Councilman Kevin Coyne will challenge with a ‘what are you talking about’ response, and occasionally Gallaher, Hinterlong, or Krummen, will ask a follow-up question, but for the most part, this council blends into the woodwork. Mayor Steve Chirico does a good job at keeping the peace and moving things along, but too often questions that need to be asked, are not asked, which can be interpreted as they don’t care.

$4.1 million was invested into the test track which started ten years ago and only 13 dealerships participate, according to city attorney, Mike DiSanto, however 14 are listed on the city website. The results aren’t impressive, if you break it down by the number of uses per day per dealership (3).

The test track is a classic example of how the City of Naperville operates like a government bureaucracy, because that’s exactly what it is. It works something like this. Come up with what they think is a great idea. Spend tax dollars to make it happen. Then let it marinade, with little if any follow-up and no promotion. It looks good on somebody’s end-of-the-year review.
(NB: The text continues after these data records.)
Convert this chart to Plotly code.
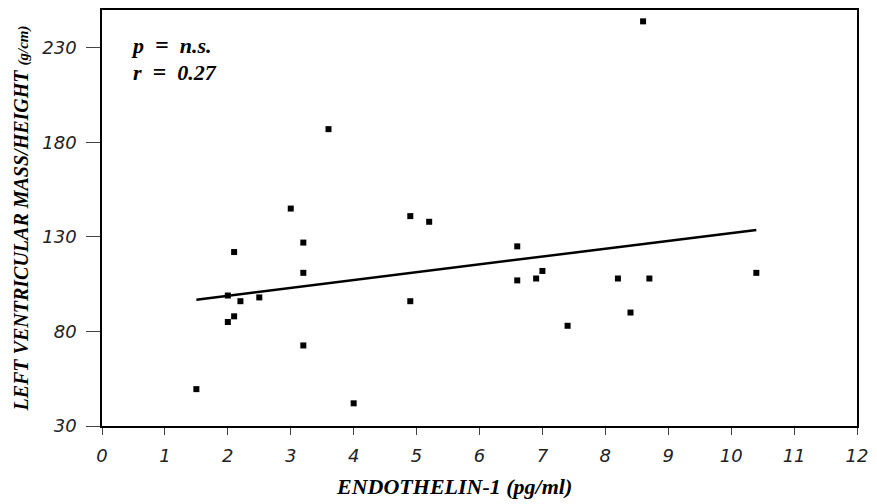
import plotly.graph_objects as go

# Data
endothelin = [1.5, 2.0, 2.1, 2.0, 2.2, 2.1, 2.5, 3.0, 3.2, 3.2, 3.2, 3.6, 4.0,
              4.9, 4.9, 5.2, 6.6, 6.6, 6.9, 7.0, 7.4, 8.2, 8.4, 8.7, 8.6, 10.4]
lvm_height = [49.5, 85, 88, 99, 96, 122, 98, 145, 127, 111, 72.6, 187, 42,
              141, 96, 138, 125, 107, 108, 112, 83, 108, 90, 108, 244, 111]
fit_x = [1.5, 10.4]
fit_y = [96.8, 133.7]
x_ticks = list(range(0, 13))
y_ticks = [30, 80, 130, 180, 230]

tick_font = dict(family="DejaVu Sans ExtraLight, DejaVu Sans", size=18, color="#222")
serif = "Liberation Serif"

fig = go.Figure()
fig.add_trace(go.Scatter(x=fit_x, y=fit_y, mode="lines",
                         line=dict(color="black", width=2.5), showlegend=False))
fig.add_trace(go.Scatter(x=endothelin, y=lvm_height, mode="markers",
                         marker=dict(symbol="square", size=6, color="black"),
                         showlegend=False))

fig.update_layout(
    width=877, height=504,
    margin=dict(l=102, r=20, t=8, b=78),
    plot_bgcolor="white", paper_bgcolor="white",
    xaxis=dict(range=[0, 12], tickvals=x_ticks, ticktext=[f"<i>{v}</i>" for v in x_ticks],
               showgrid=False, zeroline=False, showline=True, linecolor="black", linewidth=2,
               mirror=True, ticks="outside", ticklen=7, tickwidth=1, tickcolor="#444",
               tickfont=tick_font, ticklabelstandoff=5),
    yaxis=dict(range=[30, 250], tickvals=y_ticks, ticktext=[f"<i>{v}</i>" for v in y_ticks],
               showgrid=False, zeroline=False, showline=True, linecolor="black", linewidth=1.5,
               mirror=True, ticks="outside", ticklen=14, tickwidth=1, tickcolor="#444",
               tickfont=tick_font, ticklabelstandoff=6,
               title=dict(text="<b><i>LEFT VENTRICULAR MASS/HEIGHT <span style='font-size:15px'>(g/cm)</span></i></b>",
                          font=dict(family=serif, size=20, color="black"), standoff=8)),
)

# x-axis title (slightly left of centre, as in the reference)
fig.add_annotation(xref="paper", yref="paper", x=0.466, y=-0.145, xanchor="center", yanchor="middle",
                   text="<b><i>ENDOTHELIN-1 (pg/ml)</i></b>", showarrow=False,
                   font=dict(family=serif, size=22, color="black"))

eq = "&nbsp;&nbsp;<span style='font-size:24px'>=</span>&nbsp;&nbsp;"
stats = (f"<b><i><span style='font-size:22px'>p{eq}n.s.</span><br>"
         f"<span style='font-size:22px'>r{eq}0.27</span></i></b>")
fig.add_annotation(xref="paper", yref="paper", x=0.036, y=0.952, xanchor="left", yanchor="top",
                   text=stats, showarrow=False, align="left",
                   font=dict(family=serif, size=20.5, color="black"))

fig.write_html("out.html")
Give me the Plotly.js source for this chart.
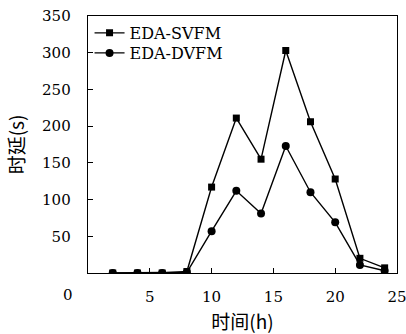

It’s called socially acceptable non-productive behavior, and nobody does it better than government.

The good news is that the nine-member city council has two successful business owners; Mayor Steve Chirico (flooring) and councilwoman Becky Anderson (bookstore). They understand profit and loss statements, the importance of watching expense, promoting and advertising, and providing outstanding service for repeat business. They are making the effort to move the city from being an inefficient bureaucracy to becoming successful business for its stockholders and customers (businesses and residents).

What we need is a city council willing to ask the difficult questions, and not willing to be taken as fools.